About Me

Geoffrey Douglas - New England author

It’s hard to know what to share in a a space like this. I’m a native New Yorker, bumped around a lot through my early years — Kentucky, Connecticut, New Jersey, Vermont, Massachusetts, more or less in that order —before landing in New Hampshire, where I’ve lived the last twenty-plus years.

My writing life came about, almost by accident, when, in the summer of 1969, I spent five weeks in the home of a West Virginia coal miner and his family, and wrote a story about the experience that wound up as a feature in the Sunday magazine section of the Louisville Courier-Journal in the spring of 1970 — my first by-line.

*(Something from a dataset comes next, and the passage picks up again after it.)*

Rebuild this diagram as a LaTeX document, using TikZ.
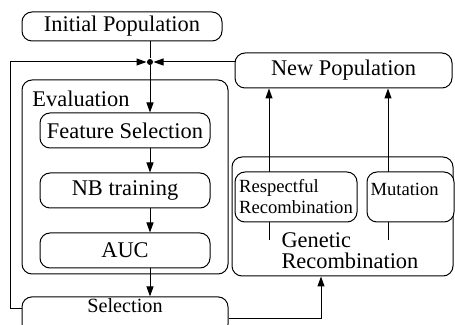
\documentclass[tikz,border=0pt]{standalone}
\usepackage{fontspec}
\setmainfont{Liberation Serif}
\usetikzlibrary{arrows.meta}
\newcommand{\mainsize}{\fontsize{11.2}{10.5}\selectfont}
\newcommand{\smallsize}{\fontsize{9.3}{10.5}\selectfont}
\begin{document}
\begin{tikzpicture}[x=0.5pt, y=0.5pt, line width=0.5pt,
  >={Triangle[length=5pt, width=3.5pt]},
  box/.style={draw, rounded corners=5pt, fill=white, inner sep=1pt, font=\mainsize},
  smallbox/.style={box, font=\smallsize, align=left}]
\useasboundingbox (0,0) rectangle (455,-325);
% left column
\node[box, minimum width=100pt, minimum height=14.5pt] (init) at (122,-26.5) {Initial Population};
\node[box, minimum width=103pt, minimum height=97pt] (eval) at (125,-177) {};
\node[anchor=base west, inner sep=0, font=\mainsize] (evallabel) at (32,-107) {Evaluation};
\begin{scope}[every node/.style={box, minimum width=85pt, minimum height=17.5pt}]
\node (feat) at (125,-130.5) {Feature Selection};
\node (nb) at (125,-190.5) {NB training};
\node (auc) at (125,-250.5) {AUC};
\end{scope}
\node[box, minimum width=103pt, minimum height=17.5pt, font=\fontsize{10.1}{12}\selectfont,
  text height=6.9pt, text depth=9.7pt] (sel) at (125,-315.5) {Selection};
\node[circle, fill, inner sep=0, minimum size=3pt] (junc) at (150,-62) {};
% right column
\node[box, minimum width=108.5pt, minimum height=17.5pt] (newpop) at (343.5,-70.5) {New Population};
\node[box, minimum width=110.5pt, minimum height=59.5pt] (gr) at (342.5,-216.5) {};
\node[anchor=north west, inner sep=0, align=left, font=\mainsize] (grlabel) at (281,-232) {Genetic\\Recombination};
\coordinate (rtail) at (269,-240);
\coordinate (mtail) at (388,-240);
\draw[->] (rtail) -- (rtail |- newpop.south);
\draw[->] (mtail) -- (mtail |- newpop.south);
\node[smallbox, minimum width=61pt, minimum height=25pt] (resp) at (296,-197) {Respectful\\Recombination};
\node[smallbox, minimum width=43.5pt, minimum height=25pt] (mut) at (410.5,-197) {};
\node[anchor=base west, inner sep=0, font=\smallsize] (mutlabel) at (370,-196) {Mutation};
% connections
\coordinate (loopL) at (10,-62);
\draw (init.south -| junc) -- (junc);
\draw[->] ([yshift=3.25pt]sel.west) -| (loopL) -- (junc);
\draw[->] (newpop.west |- junc) -- (junc);
\draw[->] (junc) -- (feat.north -| junc);
\draw[->] (feat.south -| junc) -- (nb.north -| junc);
\draw[->] (nb.south -| junc) -- (auc.north -| junc);
\draw[->] (auc.south -| junc) -- (sel.north -| junc);
\draw[->] ([yshift=-1.75pt]sel.east) -| ([xshift=-10.75pt]gr.south);
\end{tikzpicture}
\end{document}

The next eight years, looking back on them, seem almost a blur. I moved to Boston, later back to New York, then to Connecticut, then New Jersey—where I freelanced furiously, almost indiscriminately, for any outlet that would pay me for my work: the old Boston Phoenix, Boston Magazine, Connecticut Magazine, The Village Voice, New Jersey Monthly, the Christian Science Monitor, several others. Many of these stories were profiles: of politicians, athletes, activists, the homeless. For three years, I worked for a small Connecticut daily, The Bristol Press, first as a reporter, later as columnist and political editor. Midway through this time, I was married, had a son, and was divorced — in far too rapid succession.

In 1978, in what I recognize today as, at least in part, a bid to anchor myself, I took over as editor-publisher of an investigative weekly in Atlantic City — it was the first year of casino gambling, and the investigative opportunities seemed limitless. They were indeed, and over the ensuing eight years we published some life-changing stories and won many awards, but in the end the fight for ad dollars was too much and the paper failed to survive.

In 1992 I connected with my first book: Class, a family memoir, published by Henry Holt. Four more books followed: Dead Opposite: The Lives and Loss of Two American Boys (Holt, 1994), which grew out of the murder of a Yale student; The Game of Their Lives (Holt, 1996, Harper Collins. 2005 ), an account of the U.S. upset in the 1950 World Cup and the immigrant men behind it, adapted for a 2005 movie; The Classmates (Hyperion/Hachette, 2008), a quasi-memoir that tracks the lives of six high-school classmates, including myself, in the years following the Vietnam War; and finally The Grifter, The Poet and The Runaway Train (Globe Pequot, 2019), a collection of stories written since the mid-nineties for Yankee Magazine.

Over the years, I’ve also done quite a lot of teaching, mostly as an adjunct at UMass Lowell but also at Bread Loaf, several school and college residencies and at The Writers Center in eastern Vermont, just across the border from New Hampshire, where I live these days alongside the Connecticut River with my wife of fourteen years.